Andreia Bavaresco, coordenadora do projeto Baru da Chapada trouxe no primeiro dia do evento uma fala impactante:
“Estamos em um momento alarmante em relação às catástrofes climáticas. Quem menos contribui é quem mais sofre com essas mudanças, e isso tem nome: racismo ambiental. Desde grandes pajés como Davi Kopenawa até cientistas como Carlos Nobre estão assustados com o cenário devastador que estamos vivendo. Os eventos climáticos que estão por vir não serão fáceis, e é por isso que estamos aqui juntos: para pensar no nosso futuro. Os conhecimentos tradicionais já trazem soluções para muitos dos problemas que enfrentamos. Vamos reunir esses saberes para propor ideias, soluções e planos para lidar com o presente e o futuro. E eu digo uma coisa: tirar o sustento da natureza, se manter firme e ter qualidade de vida no próprio território já é uma medida poderosa para enfrentar as mudanças climáticas. Isso é revolucionário.”

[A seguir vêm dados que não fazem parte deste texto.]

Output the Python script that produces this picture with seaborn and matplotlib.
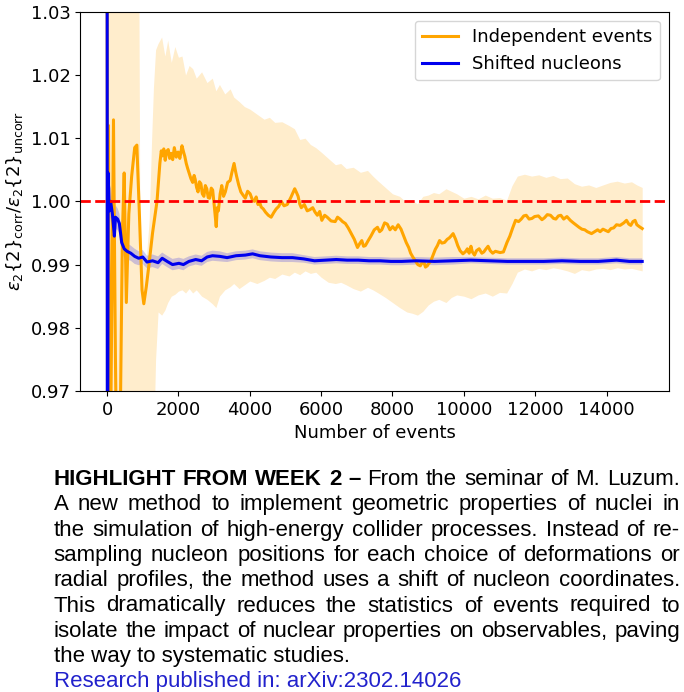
import numpy as np
import pandas as pd
import seaborn as sns
import matplotlib.pyplot as plt

# running ratio for independent events (orange): (events, ratio)
indep_pts = [
    (0, 1.060), (15, 0.940), (40, 1.012), (80, 0.950), (180, 1.0129), (235, 0.975),
    (295, 0.945), (370, 0.965), (430, 0.995), (480, 1.0045), (540, 0.984), (610, 0.998),
    (690, 1.004), (775, 1.0085), (835, 1.0089), (900, 0.999), (980, 0.986), (1030, 0.9838),
    (1100, 0.9865), (1175, 0.990), (1275, 0.995), (1400, 1.000), (1480, 1.006),
    (1520, 1.0080), (1550, 1.0072), (1590, 1.0083), (1630, 1.0065), (1670, 1.0079),
    (1715, 1.0082), (1755, 1.0068), (1795, 1.0076), (1840, 1.0066), (1885, 1.0085),
    (1940, 1.0070), (1990, 1.0078), (2040, 1.0068), (2100, 1.0088), (2145, 1.0078),
    (2180, 1.0071), (2220, 1.0060), (2260, 1.0052), (2305, 1.0044), (2350, 1.0036),
    (2400, 1.0030), (2440, 1.0041), (2470, 1.0035), (2510, 1.0022), (2550, 1.0015),
    (2590, 1.0031), (2630, 1.0028), (2670, 1.0012), (2715, 1.0008), (2755, 1.0025),
    (2795, 1.0020), (2835, 1.0006), (2875, 1.0005), (2920, 1.0021), (2960, 1.0018),
    (3010, 0.9990), (3060, 0.9960), (3090, 0.9990), (3120, 0.9985), (3170, 1.0012),
    (3215, 1.0025), (3265, 1.0008), (3315, 1.0015), (3380, 1.0030), (3450, 1.0033),
    (3500, 1.0046), (3560, 1.0060), (3600, 1.0048), (3630, 1.0040), (3690, 1.0026),
    (3750, 1.0015), (3810, 1.0010), (3875, 1.0005), (3940, 1.0016), (4010, 1.0012),
    (4070, 1.0003), (4130, 1.0000), (4180, 1.0007), (4230, 0.9995), (4275, 0.9999),
    (4320, 0.9991), (4380, 0.9988), (4440, 0.9983), (4520, 0.9978), (4600, 0.9975),
    (4670, 0.9982), (4740, 0.9988), (4810, 0.9992), (4885, 1.0000), (4960, 0.9993),
    (5050, 0.9995), (5150, 1.0006), (5260, 1.0020), (5310, 1.0014), (5355, 1.0008),
    (5400, 0.9996), (5445, 0.9990), (5530, 0.9995), (5610, 0.9985), (5690, 0.9987),
    (5765, 0.9990), (5830, 0.9983), (5895, 0.9978), (5960, 0.9984), (6020, 0.9970),
    (6100, 0.9978), (6170, 0.9975), (6280, 0.9969), (6395, 0.9968), (6460, 0.9975),
    (6530, 0.9972), (6600, 0.9968), (6680, 0.9965), (6760, 0.9958), (6835, 0.9950),
    (6930, 0.9940), (7020, 0.9927), (7080, 0.9933), (7140, 0.9938), (7190, 0.9929),
    (7240, 0.9930), (7320, 0.9938), (7395, 0.9945), (7490, 0.9955), (7580, 0.9959),
    (7640, 0.9952), (7700, 0.9955), (7780, 0.9966), (7855, 0.9964), (7930, 0.9955),
    (8005, 0.9960), (8080, 0.9955), (8160, 0.9963), (8240, 0.9956), (8315, 0.9945),
    (8385, 0.9935), (8455, 0.9927), (8510, 0.9918), (8570, 0.9912), (8640, 0.9906),
    (8710, 0.9900), (8780, 0.9898), (8830, 0.9903), (8875, 0.9905), (8925, 0.9896),
    (8975, 0.9898), (9020, 0.9902), (9070, 0.9905), (9140, 0.9915), (9200, 0.9924),
    (9260, 0.9930), (9320, 0.9938), (9385, 0.9934), (9460, 0.9935), (9535, 0.9940),
    (9590, 0.9942), (9640, 0.9945), (9700, 0.9949), (9770, 0.9940), (9830, 0.9930),
    (9895, 0.9922), (9975, 0.9917), (10055, 0.9921), (10100, 0.9925), (10150, 0.9918),
    (10200, 0.9929), (10240, 0.9920), (10300, 0.9915), (10355, 0.9922), (10430, 0.9925),
    (10505, 0.9918), (10560, 0.9920), (10610, 0.9924), (10680, 0.9929), (10740, 0.9922),
    (10810, 0.9918), (10885, 0.9921), (10950, 0.9920), (11015, 0.9919), (11110, 0.9920),
    (11210, 0.9935), (11290, 0.9945), (11370, 0.9958), (11450, 0.9970), (11535, 0.9968),
    (11610, 0.9972), (11680, 0.9977), (11750, 0.9978), (11830, 0.9972), (11910, 0.9973),
    (11985, 0.9976), (12090, 0.9977), (12190, 0.9971), (12260, 0.9974), (12340, 0.9979),
    (12430, 0.9978), (12515, 0.9973), (12580, 0.9972), (12650, 0.9977), (12720, 0.9978),
    (12800, 0.9972), (12890, 0.9976), (12985, 0.9970), (13070, 0.9966), (13160, 0.9962),
    (13230, 0.9959), (13310, 0.9956), (13390, 0.9955), (13465, 0.9952), (13580, 0.9949),
    (13690, 0.9953), (13750, 0.9955), (13820, 0.9952), (13900, 0.9956), (13975, 0.9954),
    (14050, 0.9952), (14125, 0.9957), (14200, 0.9958), (14280, 0.9963), (14380, 0.9962),
    (14485, 0.9966), (14560, 0.9970), (14625, 0.9964), (14680, 0.9962), (14740, 0.9968),
    (14800, 0.9970), (14850, 0.9963), (14920, 0.9960), (15000, 0.9957),
]
indep_x, indep_y = map(list, zip(*indep_pts))

# uncertainty band of the independent events: (events, low, high)
band_pts = [
    (0, 0.950, 1.050), (880, 0.950, 1.050), (920, 0.950, 0.996), (1000, 0.950, 0.990),
    (1100, 0.950, 0.991), (1180, 0.950, 0.997), (1250, 0.950, 1.010), (1300, 0.960, 1.018),
    (1360, 0.975, 1.024), (1430, 0.9825, 1.025), (1530, 0.982, 1.026), (1620, 0.9828, 1.023),
    (1700, 0.9840, 1.0255), (1800, 0.9850, 1.022), (1900, 0.9853, 1.0245),
    (2000, 0.9858, 1.0228), (2100, 0.9860, 1.023), (2200, 0.9855, 1.020),
    (2300, 0.9862, 1.0215), (2400, 0.9855, 1.021), (2500, 0.9860, 1.0195),
    (2650, 0.9850, 1.0205), (2800, 0.9845, 1.0188), (2950, 0.9838, 1.0195),
    (3050, 0.9832, 1.0175), (3150, 0.9850, 1.0185), (3300, 0.9860, 1.0170),
    (3450, 0.9865, 1.0178), (3550, 0.9870, 1.0165), (3700, 0.9862, 1.0158),
    (3850, 0.9868, 1.0150), (4000, 0.9874, 1.0146), (4200, 0.9870, 1.0138),
    (4400, 0.9875, 1.0130), (4550, 0.9880, 1.0133), (4700, 0.9878, 1.0125),
    (4900, 0.9885, 1.0126), (5100, 0.9882, 1.0120), (5250, 0.9888, 1.0115),
    (5400, 0.9884, 1.0098), (5550, 0.9890, 1.0100), (5700, 0.9886, 1.0090),
    (5850, 0.9888, 1.0085), (6000, 0.9880, 1.0078), (6200, 0.9872, 1.0068),
    (6400, 0.9870, 1.0058), (6550, 0.9872, 1.0060), (6700, 0.9868, 1.0052),
    (6900, 0.9862, 1.0054), (7100, 0.9858, 1.0046), (7300, 0.9864, 1.0049),
    (7450, 0.9860, 1.0040), (7600, 0.9855, 1.0032), (7800, 0.9848, 1.0022),
    (8000, 0.9840, 1.0012), (8200, 0.9832, 1.0008), (8400, 0.9825, 0.9998),
    (8550, 0.9823, 1.0002), (8700, 0.9820, 0.9996), (8850, 0.9826, 1.0008),
    (9000, 0.9836, 1.0010), (9150, 0.9842, 1.0014), (9300, 0.9845, 1.0012),
    (9500, 0.9840, 1.0020), (9650, 0.9848, 1.0016), (9800, 0.9852, 1.0012),
    (10000, 0.9850, 1.0005), (10200, 0.9846, 1.0008), (10400, 0.9852, 1.0004),
    (10600, 0.9855, 1.0010), (10800, 0.9850, 1.0005), (11000, 0.9856, 1.0006),
    (11200, 0.9855, 1.0002), (11350, 0.9870, 1.0025), (11500, 0.9888, 1.0040),
    (11700, 0.9893, 1.0043), (11900, 0.9890, 1.0040), (12100, 0.9894, 1.0042),
    (12300, 0.9892, 1.0038), (12500, 0.9895, 1.0041), (12700, 0.9893, 1.0036),
    (12900, 0.9890, 1.0037), (13100, 0.9886, 1.0028), (13300, 0.9892, 1.0024),
    (13500, 0.9890, 1.0026), (13700, 0.9893, 1.0022), (13900, 0.9894, 1.0026),
    (14100, 0.9892, 1.0030), (14300, 0.9895, 1.0032), (14500, 0.9893, 1.0029),
    (14700, 0.9894, 1.0031), (14850, 0.9892, 1.0026), (15000, 0.9890, 1.0022),
]
band_x, band_lo, band_hi = map(list, zip(*band_pts))

# shifted nucleons (blue): (events, ratio, error)
shift_pts = [
    (0, 1.080, 0.02), (10, 0.920, 0.02), (30, 1.0045, 0.004), (60, 0.9985, 0.003),
    (100, 1.0000, 0.0025), (150, 0.9980, 0.0022), (205, 0.9945, 0.002), (235, 0.9975, 0.0019),
    (295, 0.9972, 0.0017), (345, 0.9965, 0.0016), (410, 0.9935, 0.0015), (480, 0.9925, 0.0014),
    (560, 0.9921, 0.0013), (665, 0.9918, 0.0012), (775, 0.9913, 0.0012), (885, 0.9910, 0.0011),
    (1000, 0.9912, 0.0011), (1120, 0.9904, 0.0010), (1275, 0.9906, 0.0010),
    (1430, 0.9903, 0.0010), (1545, 0.9910, 0.0009), (1685, 0.9905, 0.0009),
    (1835, 0.9900, 0.0009), (2015, 0.9902, 0.0009), (2140, 0.9900, 0.0009),
    (2295, 0.9905, 0.0008), (2485, 0.9908, 0.0008), (2650, 0.9906, 0.0008),
    (2805, 0.9912, 0.0008), (2955, 0.9914, 0.0008), (3160, 0.9913, 0.0008),
    (3365, 0.9911, 0.0007), (3615, 0.9914, 0.0007), (3875, 0.9915, 0.0007),
    (4080, 0.9917, 0.0007), (4285, 0.9914, 0.0007), (4590, 0.9912, 0.0007),
    (4900, 0.9911, 0.0007), (5200, 0.9911, 0.0007), (5510, 0.9909, 0.0006),
    (5815, 0.9906, 0.0006), (6120, 0.9907, 0.0006), (6425, 0.9908, 0.0006),
    (6730, 0.9907, 0.0006), (7040, 0.9907, 0.0006), (7345, 0.9906, 0.0006),
    (7650, 0.9906, 0.0006), (7955, 0.9905, 0.0006), (8260, 0.9905, 0.0006),
    (8670, 0.9906, 0.0006), (9180, 0.9905, 0.0006), (9690, 0.9906, 0.0006),
    (10200, 0.9907, 0.0005), (10710, 0.9906, 0.0005), (11220, 0.9905, 0.0005),
    (11730, 0.9905, 0.0005), (12240, 0.9905, 0.0005), (12750, 0.9906, 0.0005),
    (13260, 0.9905, 0.0005), (13770, 0.9905, 0.0005), (14280, 0.9907, 0.0005),
    (14640, 0.9905, 0.0005), (15000, 0.9905, 0.0005),
]
shift_x, shift_y, shift_err = map(list, zip(*shift_pts))

caption_lines = [
    [("HIGHLIGHT", True), ("FROM", True), ("WEEK", True), ("2", True), ("\u2013", True),
     ("From", False), ("the", False), ("seminar", False), ("of", False), ("M.", False),
     ("Luzum.", False)],
    "A new method to implement geometric properties of nuclei in",
    "the simulation of high-energy collider processes. Instead of re-",
    "sampling nucleon positions for each choice of deformations or",
    "radial profiles, the method uses a shift of nucleon coordinates.",
    "This dramatically reduces the statistics of events required to",
    "isolate the impact of nuclear properties on observables, paving",
]
caption_last = "the way to systematic studies."
caption_link = "Research published in: arXiv:2302.14026"

ORANGE = "#ffa500"
BLUE = "#0000ee"

fig = plt.figure(figsize=(6.84, 6.92), dpi=100)
ax = fig.add_axes([0.1174, 0.435, 0.8606, 0.548])

indep = pd.DataFrame({"events": indep_x, "ratio": indep_y})
shifted = pd.DataFrame({"events": shift_x, "ratio": shift_y, "err": shift_err})

ax.fill_between(band_x, band_lo, band_hi, color=ORANGE, alpha=0.2, lw=0)
ax.fill_between(shifted["events"], shifted["ratio"] - shifted["err"],
                shifted["ratio"] + shifted["err"], color=BLUE, alpha=0.2, lw=0)
sns.lineplot(data=indep, x="events", y="ratio", color=ORANGE, lw=2.2,
             label="Independent events", ax=ax)
sns.lineplot(data=shifted, x="events", y="ratio", color=BLUE, lw=2.2,
             label="Shifted nucleons", ax=ax)
ax.axhline(1.0, color="red", ls="--", lw=2)

ax.set_xlim(-750, 15750)
ax.set_ylim(0.97, 1.03)
ax.set_yticks([0.97, 0.98, 0.99, 1.00, 1.01, 1.02, 1.03])
ax.set_yticklabels([f"{v:.2f}" for v in ax.get_yticks()])
ax.tick_params(labelsize=13)
ax.set_xlabel("Number of events", fontsize=13)
ax.set_ylabel(r"$\varepsilon_2\{2\}_{\rm corr}/\varepsilon_2\{2\}_{\rm uncorr}$", fontsize=13)
ax.legend(loc="upper right", fontsize=13)

# caption, justified word by word
renderer = fig.canvas.get_renderer()
figw = fig.bbox.width
x_left, x_right = 53.5 / figw, 680 / figw
y0 = 1 - 485 / 692
dy = 25.3 / 692
cap_kw = dict(fontsize=16, family="Liberation Sans", va="baseline", color="black")

for i, line in enumerate(caption_lines):
    y = y0 - i * dy
    if isinstance(line, str):
        line = [(w, False) for w in line.split()]
    texts = [fig.text(0, y, w, fontweight="bold" if b else "normal", **cap_kw)
             for w, b in line]
    widths = [t.get_window_extent(renderer).width for t in texts]
    gap = ((x_right - x_left) * figw - sum(widths)) / (len(texts) - 1)
    xpos = x_left * figw
    for t, w in zip(texts, widths):
        t.set_x(xpos / figw)
        xpos += w + gap

fig.text(x_left, y0 - 7 * dy, caption_last, **cap_kw)
link_kw = dict(cap_kw, color="#2222cc")
fig.text(x_left, y0 - 8 * dy, caption_link, **link_kw)

fig.savefig("out.png", dpi=100)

Bianca Lima, coordenadora do Programa Povos do Cerrado do IEB, também destacou em sua fala a importância dos temas abordados no segundo módulo da formação:
“Esse módulo trouxe a discussão para a base, para o chão. A visita à propriedade da Dona Ana e do Seu Zillas foi uma experiência muito importante que conectou os cursistas à realidade que eles vivem em seus territórios. A gente andou pelo Cerradão, coletou e quebrou baru, discutiu o beneficiamento… O que vimos ali foi um design de sistema produtivo muito interessante, mostrando na prática como planejar e organizar quintais e terreiros de forma rentável e sustentável. Cada etapa da produção ali foi uma oportunidade para observar o que outras pessoas já estão fazendo. Entender o que funciona em diferentes contextos, trocar experiências, tudo isso é fundamental.”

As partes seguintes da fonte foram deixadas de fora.